Bishnupur, 152 km from Kolkata and 34 km from Bankura, now the headquarters of the subdivision of the same name in Bankura District, is a seat of terracotta architecture, crafts and culture. For almost a thousand years, it was the capital of the Malla dynasty of Mallabhum, of which Bankura was a part, till their power waned when Mughal rule weakened under the last monarchs of that dynasty.
The patronage of the Malla king Veer Hambir and his successors Raja Raghunath Singha and Veer Singha made Bishnupur one of the principal centres of culture in Bengal. Most of the exquisite terracotta temples, for which the town is justly famous, were built during this period. Apart from the unique architecture of the period, Bishnupur is also famous for its terracotta crafts and its Baluchari sarees woven in pure silk with motifs representing Indian mythology. Royal patronage also gave rise to the Bishnupuri gharana (school) of Hindustani classical music and the Bishnupur school of painting. Bishnupur is famous for temples with terracotta art and large water area and there are approximately 16 temples in the Bishnupur. Most of the temples made in the decade of Mallaraja namely Jore Banglow, Rsmanch, Madanmohan Mandir, Shyam Roy Mandir (Panchcura) & Chhinnmasta Mandir etc.Bishnupur is famous for it own musical gharana (Classical Music) and Dalmadal Kaman (canon).

 Famous Temples in Bishnupur:

 Malleshwar Temple :  

Dedicated to Lord Shiva, it is the oldest temple in Bishnupur.

Rasmancha :  

Built in the late 16th century by King Bir Hambir, the temple has an unusual elongated pyramidical tower, surrounded by hut-shaped turrets. Idols were kept here for public worship during Ras-utsav.

Pancha Ratna Temple of Shyam Raya :  

Built in 1643 AD by King Raghunath Singha. The walls are richly decorated with terracotta carvings featuring different aspects of Lord Krishna’ s life.

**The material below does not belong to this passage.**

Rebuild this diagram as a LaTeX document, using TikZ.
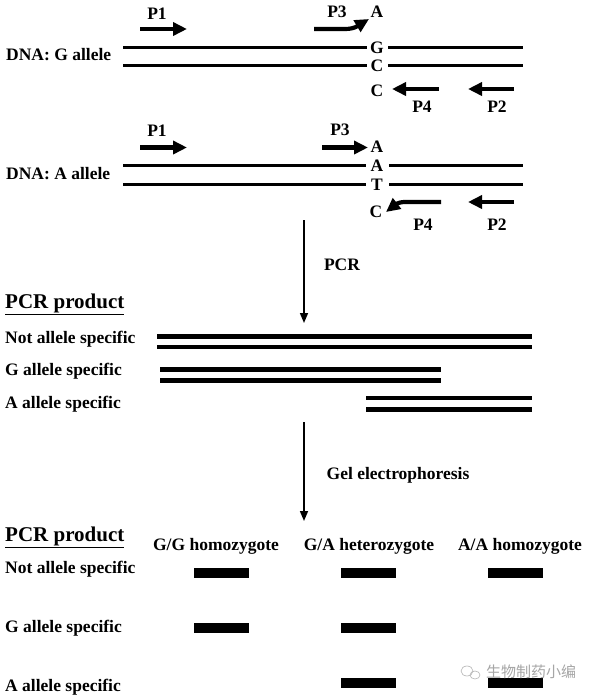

Jorebangla Temple of Keshta Raya :  

Built by King Raghunath Singha Dev II in 1655 AD, the ornate terracotta carvings are set off by the roof in the classic chala style of typical Bengal architecture.

Madanmohan Temple :  

King Durjana Singh Deva built the temple in 1694 AD in the ekaratna style. It is a square flat-roofed building with carved cornices, surmounted by a pinnacle. Impressive carvings on the walls depict scenes from the Ramayana, Mahabharata and the Puranas.

Kalachand Temple  :  

It is of ekratna style and is on the bank of Lal-bandh.


The second biggest earther Dam of India, Mukutmonipur is 55Km away from Bankura (a 2 hours drive) District Head Quarters and is situated at the confluence of river Kangsabati and Kumari. Green forests and hillocks surround the vast bluish tract of water. The undulating terrain along the southern edge of the Kangsabati Water Reservoir spreads as a  three-dimensional necklace of green and Terracotta colour. The stand-till water of the reservoir look like a large blue tinted glass mirror reflecting the  vast expanse of sky over it. The vastness  of the lake stretches as far your eye can reach. The view of the sunset with the lake on the four ground is breath taking . You must also experience the moonlit night around the reservoir . The surface of the static water turns into a shiny silvery plate gifted by God. 


Jhilimili is situated 70 Km away from Bankura Town. It is a beautiful, undisturbed dense natural forest. The road from Ranibund to Jhilimili offers a wonderful view of spectacular forests on varying heights on both sides, finally reaching Jhilimili, which is mounted on the top of a hillock. The sparkle of micaceous soil adds to the beauty of the environment.